Riley sacrifices himself to warn Erin and convince her that this supernatural terror is real. And then, Erin (Kate Siegel), Hassan (Rahul Kohli), Sarah, and Annie sacrifice themselves to ensure that the evil doesn't spread to the rest of the world.
There is something redeemable about most of the folks on Crockett Isle. Even as they succumb to the vampirism, they show remorse, and ultimately they come together as a community, with every last building and source of shadow burned away, to greet the sun and accept their fates. The exception to this is Bev (Samantha Sloyan).
Bev has always seen her religious devotion as a justification for her own power. Early on, she poisons a dog, and it's even implied that she is the one that kills Father John, fully effecting his transformation into a vampire (not that she'd have know that is what would happen). She openly detests Sheriff Hassan for being a Muslim, beginning only with passive aggressive moves against the secular institutions of the community, but in the end openly calling him out with slurs.
Ironically, it is her bloodlust, her insistence that they burn down the town to drive potential victims out of their homes (using some scripture from Revelations to justify it) that winds up dooming the vampiric outbreak. When even the Church and Rec Center that had been intended as the "arks" to protect them during the day are burned as well, she struggles to accept that she too, will burn in the sun.
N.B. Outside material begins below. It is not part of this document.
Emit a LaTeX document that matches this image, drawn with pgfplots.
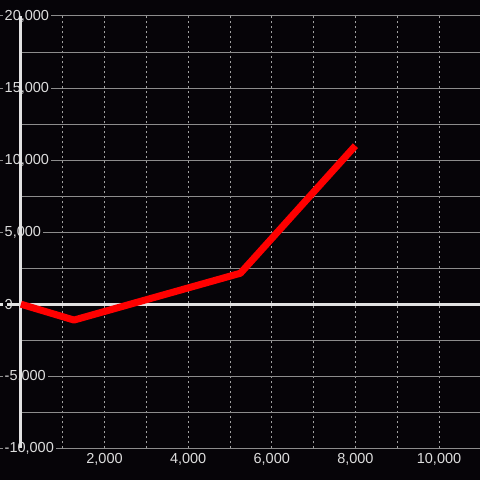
\documentclass[border=0pt]{standalone}
\usepackage{pgfplots}
\pgfplotsset{compat=1.18}
\usepackage{fontspec}
\setmainfont{Liberation Sans}
\definecolor{bg}{HTML}{060408}
\definecolor{gridc}{HTML}{8C8C8C}
\definecolor{dotc}{HTML}{A0A0A0}
\definecolor{axc}{HTML}{E2E2E2}
\definecolor{txt}{HTML}{DDDDDD}
\begin{document}
\begin{tikzpicture}
\fill[bg] (0pt,0pt) rectangle (480pt,480pt);
\begin{axis}[
  at={(0pt,31.7pt)}, anchor=south west,
  scale only axis, width=480pt, height=432.3pt,
  xmin=-500, xmax=10980, ymin=-10000, ymax=20000,
  axis line style={draw=none},
  xtick={2000,4000,6000,8000,10000},
  minor xtick={1000,3000,5000,7000,9000},
  ytick={-10000,-5000,0,5000,10000,15000,20000},
  xmajorgrids, xminorgrids, ymajorgrids,
  major grid style={draw=gridc, line width=1pt},
  x grid style={draw=dotc, line width=0.9pt, dash pattern=on 2pt off 3pt},
  minor x grid style={draw=dotc, line width=0.9pt, dash pattern=on 2pt off 3pt},
  y grid style={draw=gridc, line width=1pt},
  extra x ticks={0}, extra x tick labels={},
  extra x tick style={xmajorgrids, major grid style={draw=axc, line width=3pt, solid},
    x grid style={draw=axc, line width=3pt, solid}},
  extra y ticks={0}, extra y tick labels={},
  extra y tick style={ymajorgrids, major grid style={draw=axc, line width=3pt, solid},
    y grid style={draw=axc, line width=3pt, solid}},
  major tick length=0pt, minor tick length=0pt,
  tick style={draw=none},
  scaled ticks=false,
  /pgf/number format/assume math mode=true,
  /pgf/number format/1000 sep={,},
  ticklabel style={font=\fontsize{14.5}{16}\selectfont, text=txt},
  yticklabel style={anchor=west, fill=bg, inner xsep=2pt, inner ysep=2pt, xshift=2.5pt},
  xticklabel style={yshift=-2pt},
  clip=false,
]
\pgfplotsinvokeforeach{-7500,-2500,2500,7500,12500,17500}{
  \draw[gridc, line width=1pt] ([xshift=1.5pt]axis cs:0,#1) -- (axis cs:10980,#1);
}
\addplot[color=red, line width=7pt, line join=round, line cap=butt] coordinates {
  (0,0) (1270,-1100) (5250,2150) (8000,11000)
};
\end{axis}
\pgfresetboundingbox
\path (0pt,0pt) rectangle (480pt,480pt);
\end{tikzpicture}
\end{document}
And while the rest of Crockett Isle gathers together to mourn and grieve and repent and be with one another, she is last seen futilely trying to dig into the sand of the beach as she bursts into flame.
Whatever occurs, the happiness of this ending is that the evil does not spread to the rest of the world. That the curse this "angel" spreads is confined and snuffed out.
But the fear that this community would ultimately disappear becomes very literal - every building burns down, and its people are gone, all but two teenagers who are going to have a very long day of paddling a canoe ahead of themselves.
I have not heard very much about the Midnight Club, Flanagan's subsequent project, except that it begins with the bleak premise of a bunch of teenagers with terminal illnesses in hospice care telling each other ghost stories. So, you know, fun subject matter.